Back after assorted lifestyle problems, the Garza brothers crank a slick slab of '70s hard blues rock and southern boogie. Great news if you're looking for a lifeless imitation of Hendrix, Vaughan and Santana.
For Los Lonely Boys' first album, the Garza brothers called on outlaw country legend Willie Nelson for extra guitar (and extra credibility). For this one, the third in the Los Lonely Boys canon, they're hauling in John Mayer producer (and ex-Blues Brother) Steve Jordan. Dr. John guests on a couple of tracks, lending the warmth of Hammond B3 to "You Can't See the Light", the chill of Wurlitzer to "The Way I Feel", but sunk so far down in the mix that you can hardly hear him. Even by Grammy-award-winning standards, this is ultra-safe, ultra-commercial pap, blues rock with every bit of scratch and grit vacuumed out.
It's not that the Garzas can't play. Henry Garza, the band's singer and lead guitarist, has certifiable skills. His solos, leaning heavily on the wah wah, are the most interesting part of nearly every song. And yet, even here, they seem wrapped in plastic. Compared to obvious influences like Jimi Hendrix, the fretwork sounds noodle-y and pointless and entirely without fire. And the songs that they are slipped into seem utterly conventional, laid back to the point of somnolence.
There's not even much Latin influence to these songs, a slap of congas here, a tight harmony there, but mostly just endlessly arid exercises in second-hand classic rock. You only have to dig out the old Santana vinyl to realize exactly how white-bread most of these songs are, linked more to the easy listening blues guys (Robert Cray, John Hiatt) than to anything overtly Hispanic. "Heart Won't Tell a Lie", for instance, opens with a gleaming series of blues guitar notes, each one perfectly formed and lit for a close-up, no squeaks, slips or percussive thumps to indicate the effort of playing. The song turns rougher in the chorus, a swaggering, hulking shout-along refrain that feels almost live, and the wah wah solo near the end starts to smoke a little. But it all seems calculated, contained, comfortable. "It's like an imitation of something really good," my husband, a fan of blues, jazz and especially Hendrix, snipes from the other room, and he's got a point.
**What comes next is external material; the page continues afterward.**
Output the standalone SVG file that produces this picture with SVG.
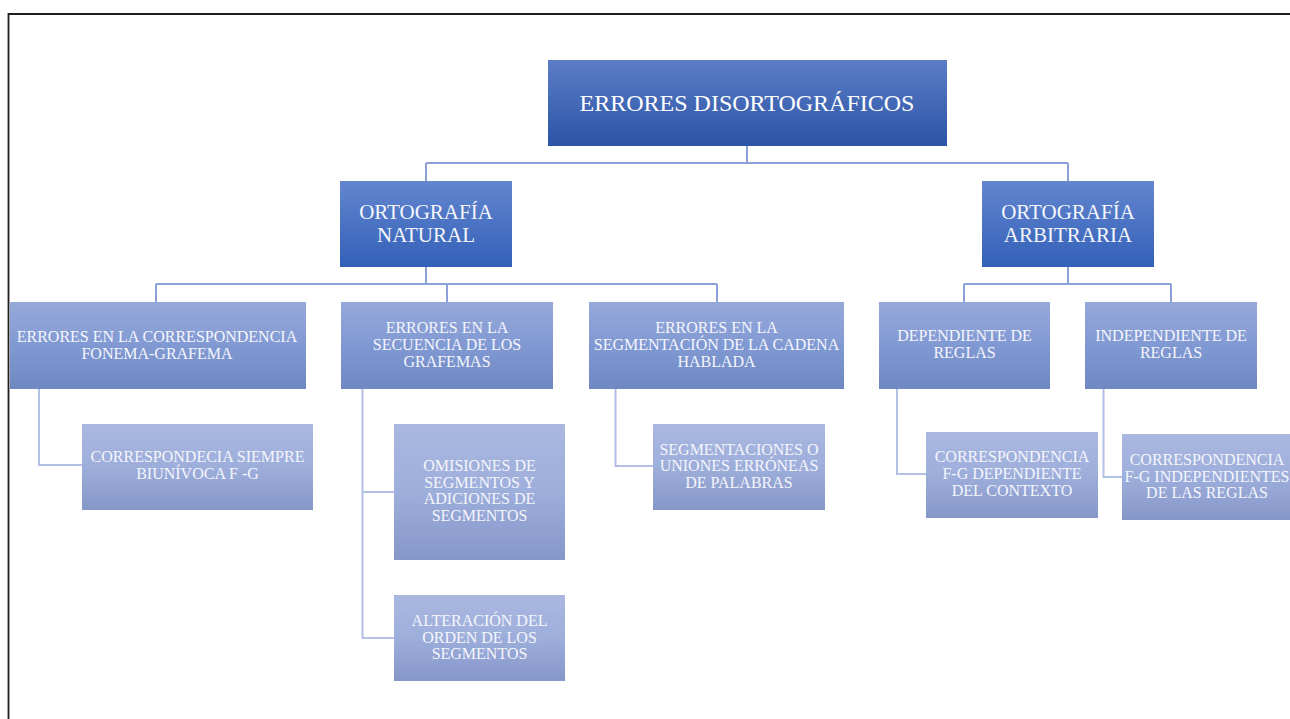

Los Lonely Boys even dig out the Spencer Davis Band chestnut "I'm a Man" (also covered by, er, Chicago), perhaps the apex of late 1960s Neanderthal rock. If you wish that lo-fi and punk and gender equality had never happened, that we were all still living in some Marshall-amped, 1970s wonderland where groupies knew their place, this is exactly the song to cover.
If you want the two bonus tracks -- the moderately boogie-ing "There's a War Tonight", and the downright embarrassing hip hop Latin "Guero in the Barrio" -- you'll have to shop at Wal-Mart, but I wouldn't bother. It's somehow strangely appropriate that you can only get the full Forgiven experience at America's largest retailer, somewhere among the gun racks and flag pins and cheap plastic crap from China. This record is an approximation of something real and true and traditionally resonant, but it ain't anywhere near the real thing.